#### Information supplied
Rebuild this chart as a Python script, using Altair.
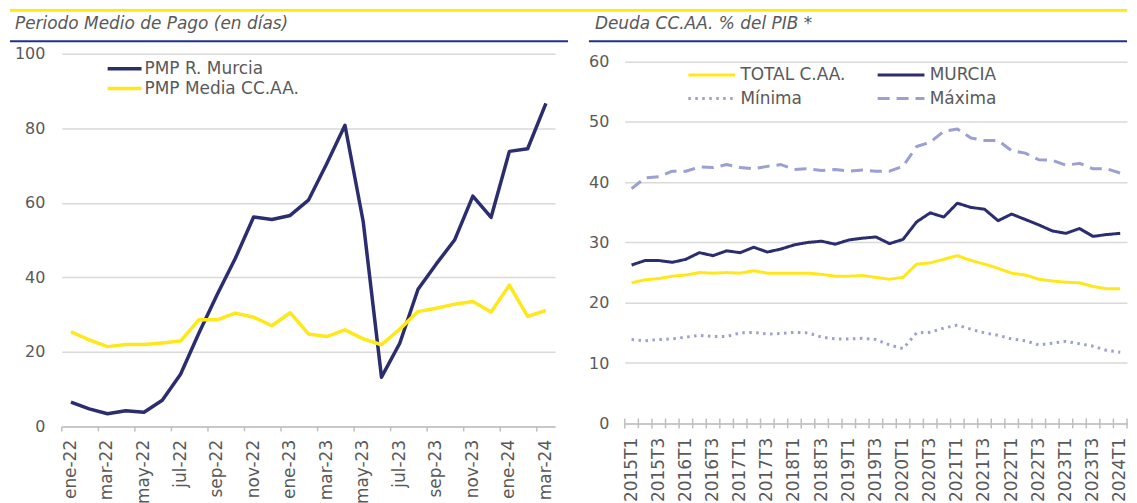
import altair as alt
import pandas as pd

# ---------------- data ----------------
meses = ["ene-22", "feb-22", "mar-22", "abr-22", "may-22", "jun-22", "jul-22", "ago-22",
         "sep-22", "oct-22", "nov-22", "dic-22", "ene-23", "feb-23", "mar-23", "abr-23",
         "may-23", "jun-23", "jul-23", "ago-23", "sep-23", "oct-23", "nov-23", "dic-23",
         "ene-24", "feb-24", "mar-24"]
pmp_murcia = [6.5, 4.7, 3.4, 4.2, 3.8, 7.0, 14.0, 25.0, 35.3, 45.1, 56.2, 55.5, 56.6, 60.7,
              70.5, 80.8, 54.9, 13.2, 22.3, 36.8, 43.6, 50.0, 61.8, 56.1, 73.8, 74.5, 86.7]
pmp_media = [25.4, 23.2, 21.4, 22.0, 22.0, 22.4, 22.9, 28.6, 28.6, 30.4, 29.3, 27.0, 30.5, 24.8,
             24.1, 25.9, 23.5, 21.9, 26.1, 30.8, 31.7, 32.8, 33.5, 30.7, 37.9, 29.5, 31.1]
series_izq = ["PMP R. Murcia", "PMP Media CC.AA."]

trimestres = ["2015T1", "2015T2", "2015T3", "2015T4", "2016T1", "2016T2", "2016T3", "2016T4",
              "2017T1", "2017T2", "2017T3", "2017T4", "2018T1", "2018T2", "2018T3", "2018T4",
              "2019T1", "2019T2", "2019T3", "2019T4", "2020T1", "2020T2", "2020T3", "2020T4",
              "2021T1", "2021T2", "2021T3", "2021T4", "2022T1", "2022T2", "2022T3", "2022T4",
              "2023T1", "2023T2", "2023T3", "2023T4", "2024T1"]
deuda_total = [23.3, 23.8, 24.0, 24.4, 24.6, 25.0, 24.9, 25.0, 24.9, 25.3, 24.9, 24.9, 24.9,
               24.9, 24.7, 24.4, 24.4, 24.5, 24.2, 23.9, 24.2, 26.4, 26.6, 27.2, 27.8, 27.0,
               26.4, 25.7, 24.9, 24.6, 23.9, 23.6, 23.4, 23.3, 22.7, 22.3, 22.3]
deuda_murcia = [26.25, 27.0, 27.0, 26.7, 27.2, 28.3, 27.8, 28.6, 28.3, 29.2, 28.4, 28.9, 29.6,
                30.0, 30.2, 29.7, 30.4, 30.7, 30.9, 29.8, 30.5, 33.4, 34.9, 34.2, 36.5, 35.8,
                35.5, 33.6, 34.7, 33.8, 32.9, 31.9, 31.5, 32.3, 31.0, 31.3, 31.5]
deuda_minima = [13.9, 13.7, 13.9, 14.0, 14.3, 14.6, 14.4, 14.4, 15.0, 15.1, 14.8, 14.9, 15.1,
                15.0, 14.3, 14.0, 14.0, 14.1, 13.9, 13.0, 12.4, 15.0, 15.1, 15.8, 16.3, 15.6,
                15.0, 14.6, 14.0, 13.7, 13.0, 13.3, 13.6, 13.2, 12.8, 12.1, 11.8]
deuda_maxima = [38.9, 40.7, 40.9, 41.8, 41.8, 42.5, 42.4, 42.9, 42.4, 42.2, 42.6, 42.9, 42.1,
                42.2, 41.9, 42.1, 41.8, 42.0, 41.8, 41.8, 42.6, 45.9, 46.6, 48.4, 48.8, 47.3,
                46.9, 46.9, 45.2, 44.8, 43.7, 43.6, 42.8, 43.1, 42.2, 42.2, 41.5]
# legend order (filled column by column): TOTAL C.AA. / Mínima | MURCIA / Máxima
series_der = ["TOTAL C.AA.", "Mínima", "MURCIA", "Máxima"]

titulo_izq = "Periodo Medio de Pago (en días)"
titulo_der = "Deuda CC.AA. % del PIB *"

# ---------------- style ----------------
FONT = "DejaVu Sans"
GRAY = "#595959"
NAVY = "#2b2d6e"
YELLOW = "#ffe81a"
LILA = "#9b9fd1"
BAND = "#ffec00"
RULE_NAVY = "#1f3388"
AXIS_GRAY = "#bfbfbf"
GRID = "#d9d9d9"
LEG_PATH = "M-1,0L3,0"   # long horizontal stroke, compact row height

L_W, L_H = 495, 374
R_W, R_H = 504, 371
R_TOP = 7.7


def one(text=""):
    return pd.DataFrame({"t": [text]})


# ---------------- left panel ----------------
df_l = pd.DataFrame({
    "mes": meses * 2,
    "valor": pmp_murcia + pmp_media,
    "serie": [series_izq[0]] * len(meses) + [series_izq[1]] * len(meses),
})

x_scale_l = alt.Scale(type="band", paddingInner=0, paddingOuter=0)
x_axis_l = alt.Axis(values=meses[::2], labelAngle=-90, ticks=False, tickSize=0, labelPadding=13,
                    labelFontSize=17, domainColor=AXIS_GRAY, domainWidth=1.5, grid=False,
                    title=None)

lines_l = alt.Chart(df_l).mark_line(strokeWidth=3.5, strokeJoin="round").encode(
    x=alt.X("mes:N", sort=meses, scale=x_scale_l, axis=x_axis_l),
    y=alt.Y("valor:Q", scale=alt.Scale(domain=[0, 100], nice=False),
            axis=alt.Axis(values=[0, 20, 40, 60, 80, 100], title=None, domain=False, ticks=False,
                          tickSize=0, labelPadding=17, gridColor=GRID, gridWidth=1.5)),
    color=alt.Color("serie:N", scale=alt.Scale(domain=series_izq, range=[NAVY, YELLOW]),
                    legend=alt.Legend(orient="none", legendX=44, legendY=4.5, title=None,
                                      symbolType=LEG_PATH, symbolSize=289,
                                      symbolStrokeWidth=3.5, labelOffset=18, rowPadding=1,
                                      padding=0, direction="vertical")),
)

ticks_l = alt.Chart(pd.DataFrame({"mes": meses[::2]})).mark_rule(
    color=AXIS_GRAY, strokeWidth=1.5).encode(
    x=alt.X("mes:N", sort=meses, scale=x_scale_l, axis=x_axis_l, bandPosition=0),
    y=alt.value(L_H), y2=alt.value(L_H + 5),
)

band_l = alt.Chart(one()).mark_rule(color=BAND, strokeWidth=3).encode(
    x=alt.value(-52), x2=alt.value(516), y=alt.value(-43.5))
under_l = alt.Chart(one()).mark_rule(color=RULE_NAVY, strokeWidth=2).encode(
    x=alt.value(-52), x2=alt.value(508), y=alt.value(-12.5))
title_l = alt.Chart(one(titulo_izq)).mark_text(
    align="left", baseline="alphabetic", font=FONT, fontSize=17, fontStyle="italic",
    color=GRAY).encode(x=alt.value(-47), y=alt.value(-25), text="t:N")

left = alt.layer(band_l, under_l, title_l, lines_l, ticks_l).properties(width=L_W, height=L_H)

# ---------------- right panel ----------------
df_r = pd.DataFrame({
    "q": trimestres * 4,
    "valor": deuda_total + deuda_minima + deuda_murcia + deuda_maxima,
    "serie": sum([[s] * len(trimestres) for s in series_der], []),
})

x_scale_r = alt.Scale(type="band", paddingInner=0, paddingOuter=0)
x_axis_r = alt.Axis(values=trimestres[::2], labelAngle=-90, ticks=False, tickSize=0,
                    labelPadding=14, labelFontSize=17, domainColor=AXIS_GRAY, domainWidth=1.5,
                    grid=False, title=None)
leg_r = alt.Legend(orient="none", legendX=62, legendY=7.5, title=None, columns=2,
                   symbolType=LEG_PATH, symbolSize=552, symbolStrokeWidth=3,
                   labelOffset=27, rowPadding=2, columnPadding=25, padding=0)

lines_r = alt.Chart(df_r).mark_line(strokeWidth=3, strokeJoin="round").encode(
    x=alt.X("q:N", sort=trimestres, scale=x_scale_r, axis=x_axis_r),
    y=alt.Y("valor:Q", scale=alt.Scale(domain=[0, 60], nice=False, range=[R_H, R_TOP]),
            axis=alt.Axis(values=[0, 10, 20, 30, 40, 50, 60], title=None, domain=False,
                          ticks=False, tickSize=0, labelPadding=16, gridColor=GRID,
                          gridWidth=1.5)),
    color=alt.Color("serie:N", scale=alt.Scale(domain=series_der,
                                               range=[YELLOW, LILA, NAVY, LILA]), legend=leg_r),
    strokeDash=alt.StrokeDash("serie:N", scale=alt.Scale(
        domain=series_der, range=[[1, 0], [2.5, 4.5], [1, 0], [12, 7]]), legend=leg_r),
)

ticks_r = alt.Chart(pd.DataFrame({"q": trimestres})).mark_rule(
    color=AXIS_GRAY, strokeWidth=1.5).encode(
    x=alt.X("q:N", sort=trimestres, scale=x_scale_r, axis=x_axis_r, bandPosition=0),
    y=alt.value(R_H - 5), y2=alt.value(R_H + 5),
)
tick_end_r = alt.Chart(pd.DataFrame({"q": trimestres[-1:]})).mark_rule(
    color=AXIS_GRAY, strokeWidth=1.5).encode(
    x=alt.X("q:N", sort=trimestres, scale=x_scale_r, axis=x_axis_r, bandPosition=1),
    y=alt.value(R_H - 5), y2=alt.value(R_H + 5),
)

band_r = alt.Chart(one()).mark_rule(color=BAND, strokeWidth=3).encode(
    x=alt.value(-49), x2=alt.value(504), y=alt.value(-43.5))
under_r = alt.Chart(one()).mark_rule(color=RULE_NAVY, strokeWidth=2).encode(
    x=alt.value(-36), x2=alt.value(504), y=alt.value(-12.5))
title_r = alt.Chart(one(titulo_der)).mark_text(
    align="left", baseline="alphabetic", font=FONT, fontSize=17, fontStyle="italic",
    color=GRAY).encode(x=alt.value(-30), y=alt.value(-25), text="t:N")

right = alt.layer(band_r, under_r, title_r, lines_r, ticks_r, tick_end_r).properties(
    width=R_W, height=R_H)

chart = alt.hconcat(left, right, spacing=70, bounds="flush").resolve_scale(
    x="independent", y="independent", color="independent", strokeDash="independent"
).properties(
    padding={"left": 0, "top": 0, "right": 0, "bottom": 0}
).configure_view(stroke=None).configure_axis(
    labelFont=FONT, labelFontSize=16, labelColor=GRAY
).configure_legend(
    labelFont=FONT, labelFontSize=17, labelColor=GRAY
)

chart.save("out.html", embed_options={"renderer": "svg", "actions": False})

#### Direction
Go from the first line of the listing to the line holding "import pandas as pd" and, please, transcribe those lines exactly, both included, with no pictures.

#### Final result
Rebuild this chart as a Python script, using Altair.
import altair as alt
import pandas as pd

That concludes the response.